Interestingly, Kristen and Sara’s story is not about guns or gangs or domestic abuse. It is about speech. It is about a German law that, most everyone agrees, addresses a real need yet no one really likes. After all, how do you rein in hateful speech online without overbalancing into censorship? That is Germany’s challenge.

But Germany’s challenge echoes worldwide. This issue is rippling through universities in the United States today. Many students see free speech as less sacrosanct than an individual’s right not to feel attacked or belittled. To older generations, this development is alarming. “Liberal snowflakes” are seen as careening recklessly down the slippery slope of thought police, censorship, and left-wing proto-fascism.

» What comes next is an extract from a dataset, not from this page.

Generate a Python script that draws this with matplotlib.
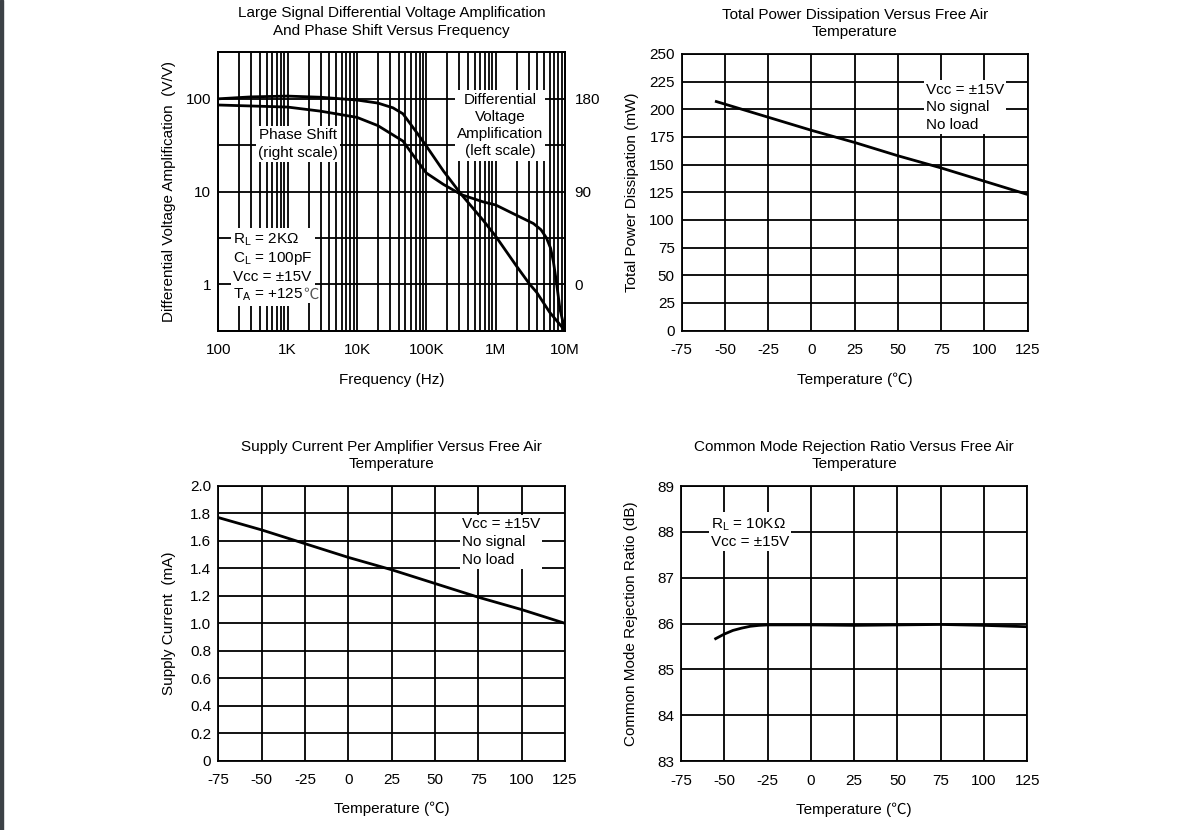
import numpy as np
import matplotlib
matplotlib.use("Agg")
from matplotlib import pyplot as plt
from matplotlib.patches import Rectangle

plt.rcParams['font.family'] = ['Liberation Sans', 'Noto Sans CJK SC', 'DejaVu Sans']
plt.rcParams['mathtext.fontset'] = 'custom'
plt.rcParams['mathtext.rm'] = 'Liberation Sans'
plt.rcParams['axes.unicode_minus'] = False
plt.rcParams['font.size'] = 11

# gain / phase vs frequency
freq_gain = [100, 300, 1e3, 3e3, 1e4, 2e4, 3.3e4, 4.6e4, 7e4, 1e5, 1.76e5, 3.2e5,
             6.6e5, 1e6, 2e6, 3.1e6, 3.9e6, 6e6, 1e7]
gain = [100, 105, 107, 104, 97, 90, 80, 69, 45, 31, 16.7, 9.3,
        4.9, 3.3, 1.57, 1.0, 0.82, 0.5, 0.316]
freq_phase = [100, 1e3, 3e3, 1e4, 2e4, 3.3e4, 4.6e4, 7e4, 1e5, 1.76e5, 3.2e5, 6.6e5,
              1e6, 2e6, 3.5e6, 4.5e6, 5.4e6, 6.2e6, 6.8e6, 7.6e6, 8.45e6, 1e7]
phase = [174, 172, 168, 162, 154, 145, 139, 122, 108, 97, 87, 80,
         77, 67, 59, 53, 45, 35, 22, 0, -24, -45]
freq_ticks = [100, 1e3, 1e4, 1e5, 1e6, 1e7]
freq_labels = ['100', '1K', '10K', '100K', '1M', '10M']

# power dissipation
temp_pd = [-55, 0, 25, 50, 75, 100, 125]
power = [207, 181, 170, 158, 147, 135, 123]

# supply current
temp_icc = [-75, -50, -25, 0, 25, 50, 75, 100, 125]
icc = [1.77, 1.68, 1.58, 1.48, 1.39, 1.29, 1.19, 1.10, 1.00]

# CMRR
temp_cmrr = [-55, -50, -45, -40, -35, -30, -25, 0, 25, 50, 75, 100, 125]
cmrr = [85.67, 85.77, 85.85, 85.9, 85.94, 85.96, 85.97, 85.97, 85.96, 85.97, 85.98, 85.96, 85.93]

temp_ticks = [-75, -50, -25, 0, 25, 50, 75, 100, 125]

fig = plt.figure(figsize=(11.91, 8.30), dpi=100)
fig.patches.append(Rectangle((0, 0), 2.5 / 1191, 1, transform=fig.transFigure,
                             color='#3c4146', zorder=10))

gkw = dict(color='black', linewidth=1.3)
box = dict(facecolor='white', edgecolor='none', pad=1.5)


def style(ax):
    ax.set_axisbelow(True)
    for s in ax.spines.values():
        s.set_linewidth(1.3)
    ax.tick_params(which='both', length=0, pad=5)
    ax.tick_params(axis='x', pad=9)


def title(ax, t):
    ax.text(0.5, 1.11, t, transform=ax.transAxes, ha='center', va='center',
            multialignment='center', linespacing=1.3)


# ---- top left: gain & phase
ax1 = fig.add_axes([0.1833, 0.6016, 0.2911, 0.3352])
style(ax1)
ax1.set_xscale('log')
ax1.set_yscale('log')
ax1.set_xlim(100, 1e7)
ax1.set_ylim(10 ** -0.5, 10 ** 2.5)
ax1.set_xticks(freq_ticks)
ax1.set_xticklabels(freq_labels)
ax1.xaxis.set_minor_locator(matplotlib.ticker.LogLocator(base=10, subs=range(2, 10)))
ax1.xaxis.set_minor_formatter(matplotlib.ticker.NullFormatter())
ax1.set_yticks([1, 10, 100])
ax1.set_yticklabels(['1', '10', '100'])
ax1.set_yticks([10 ** -0.5, 10 ** 0.5, 10 ** 1.5], minor=True)
ax1.yaxis.set_minor_formatter(matplotlib.ticker.NullFormatter())
ax1.grid(True, which='both', **gkw)
ax1.plot(freq_gain, gain, color='black', linewidth=2.0, zorder=4)
ax1b = ax1.twinx()
ax1b.set_ylim(-45, 225)
ax1b.set_yticks([0, 90, 180])
ax1b.tick_params(length=0, pad=7)
for s in ax1b.spines.values():
    s.set_linewidth(1.3)
ax1b.plot(freq_phase, phase, color='black', linewidth=2.0)
ax1.text(0.23, 0.671, 'Phase Shift\n(right scale)', transform=ax1.transAxes,
         ha='center', va='center', multialignment='center', linespacing=1.3, bbox=box)
ax1.text(0.812, 0.7376, 'Differential\nVoltage\nAmplification\n(left scale)',
         transform=ax1.transAxes, ha='center', va='center', multialignment='center',
         linespacing=1.3, bbox=box)
cond = ax1.text(0.042, 0.357, 'R$_\\mathrm{L}$ = 2KΩ\nC$_\\mathrm{L}$ = 100pF\nVcc = ±15V',
                transform=ax1.transAxes, ha='left', va='top', bbox=box)
# last line on its own, the degree-Celsius sign (not in the mathtext font) right after it
ta = ax1.annotate('T$_\\mathrm{A}$ = +125', xy=(0, 0), xycoords=cond, xytext=(0, -10.9),
                  textcoords='offset points', ha='left', va='baseline', bbox=box)
ax1.annotate('℃', xy=(1, 0), xycoords=(ta, cond), xytext=(0.3, -10.9),
             textcoords='offset points', ha='left', va='baseline', color='#555555',
             bbox=dict(facecolor='white', edgecolor='none', pad=1.0))
ax1.set_xlabel('Frequency (Hz)')
ax1.xaxis.set_label_coords(0.5, -0.152)
ax1.set_ylabel('Differential Voltage Amplification  (V/V)')
ax1.yaxis.set_label_coords(-0.122, 0.5)
title(ax1, 'Large Signal Differential Voltage Amplification\nAnd Phase Shift Versus Frequency')

# ---- top right: power dissipation
ax2 = fig.add_axes([0.5724, 0.6016, 0.2905, 0.3334])
style(ax2)
ax2.set_xlim(-75, 125)
ax2.set_ylim(0, 250)
ax2.set_xticks(temp_ticks)
ax2.set_yticks(range(0, 251, 25))
ax2.grid(True, **gkw)
ax2.plot(temp_pd, power, color='black', linewidth=2.0)
ax2.text(0.706, 0.807, 'Vcc = ±15V\nNo signal\nNo load', transform=ax2.transAxes,
         ha='left', va='center', linespacing=1.35, bbox=box)
ax2.set_xlabel('Temperature (℃)')
ax2.xaxis.set_label_coords(0.5, -0.153)
ax2.set_ylabel('Total Power Dissipation (mW)')
ax2.yaxis.set_label_coords(-0.124, 0.5)
title(ax2, 'Total Power Dissipation Versus Free Air\nTemperature')

# ---- bottom left: supply current
ax3 = fig.add_axes([0.1833, 0.0835, 0.2911, 0.331])
style(ax3)
ax3.set_xlim(-75, 125)
ax3.set_ylim(0, 2.0)
ax3.set_xticks(temp_ticks)
ax3.set_yticks(np.arange(0, 2.01, 0.2))
ax3.set_yticklabels(['0'] + ['%.1f' % v for v in np.arange(0.2, 2.01, 0.2)])
ax3.grid(True, **gkw)
ax3.plot(temp_icc, icc, color='black', linewidth=2.0)
ax3.text(0.703, 0.796, 'Vcc = ±15V\nNo signal\nNo load', transform=ax3.transAxes,
         ha='left', va='center', linespacing=1.35, bbox=box)
ax3.set_xlabel('Temperature (℃)')
ax3.xaxis.set_label_coords(0.5, -0.15)
ax3.set_ylabel('Supply Current  (mA)')
ax3.yaxis.set_label_coords(-0.122, 0.5)
title(ax3, 'Supply Current Per Amplifier Versus Free Air\nTemperature')

# ---- bottom right: CMRR
ax4 = fig.add_axes([0.5718, 0.0831, 0.2908, 0.3313])
style(ax4)
ax4.set_xlim(-75, 125)
ax4.set_ylim(83, 89)
ax4.set_xticks(temp_ticks)
ax4.set_yticks(range(83, 90))
ax4.grid(True, **gkw)
ax4.plot(temp_cmrr, cmrr, color='black', linewidth=2.0)
ax4.text(0.0866, 0.831, 'R$_\\mathrm{L}$ = 10KΩ\nVcc = ±15V', transform=ax4.transAxes,
         ha='left', va='center', bbox=box)
ax4.set_xlabel('Temperature (℃)')
ax4.xaxis.set_label_coords(0.5, -0.15)
ax4.set_ylabel('Common Mode Rejection Ratio (dB)')
ax4.yaxis.set_label_coords(-0.124, 0.5)
title(ax4, 'Common Mode Rejection Ratio Versus Free Air\nTemperature')

fig.savefig('out.png', dpi=100)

Just look at Kristen and Sara’s story. Perhaps the greatest concern about Germany’s law is that it is creating cover for authoritarian regimes to restrict free speech in similar ways. That threat is not to be taken lightly. Free speech is essential to open societies built on individual liberties.

Yet there is a different view, too. What is often lost in the discussion about free speech on college campuses or in a more-restrictive country like Germany is the deeper shift in thought behind such moves. In his book “Enlightenment Now,” Harvard University cognitive psychologist Steven Pinker goes to extraordinary lengths to document the world’s progress against all forms of violence during the past two centuries. To emphasize his point, he notes that many societies are taking action against forms of violence that weren’t even seen as violence decades ago.

“When I grew up, bullying was considered a natural part of boyhood,” he writes. “It would have strained belief to think that someday the president of the United States would deliver a speech about its evils, as President Obama did in 2011. As we care about more of humanity, we’re apt to mistake the harms around us for signs of how low the world has sunk rather than how high our standards have risen.”

The youth of today are clearly attempting to define hateful speech as violence. And Germany has ample evidence to prove the danger of unchecked hate speech. Self-government
is a core human right, but personal liberty has always demanded compromise. No one would argue for the right to murder someone else, though it infringes on personal liberty. The question is always: What does a society agree are the necessary limitations on personal liberty to best protect everyone’s liberties?

That standard evolves as societies evolve. Germany’s law and the conversations on college campuses are evidence of that evolution. Current efforts may well need significant recalibration. But there is also every reason to believe that they are about the elevating desire to make hate and violence unacceptable in whatever guise they take.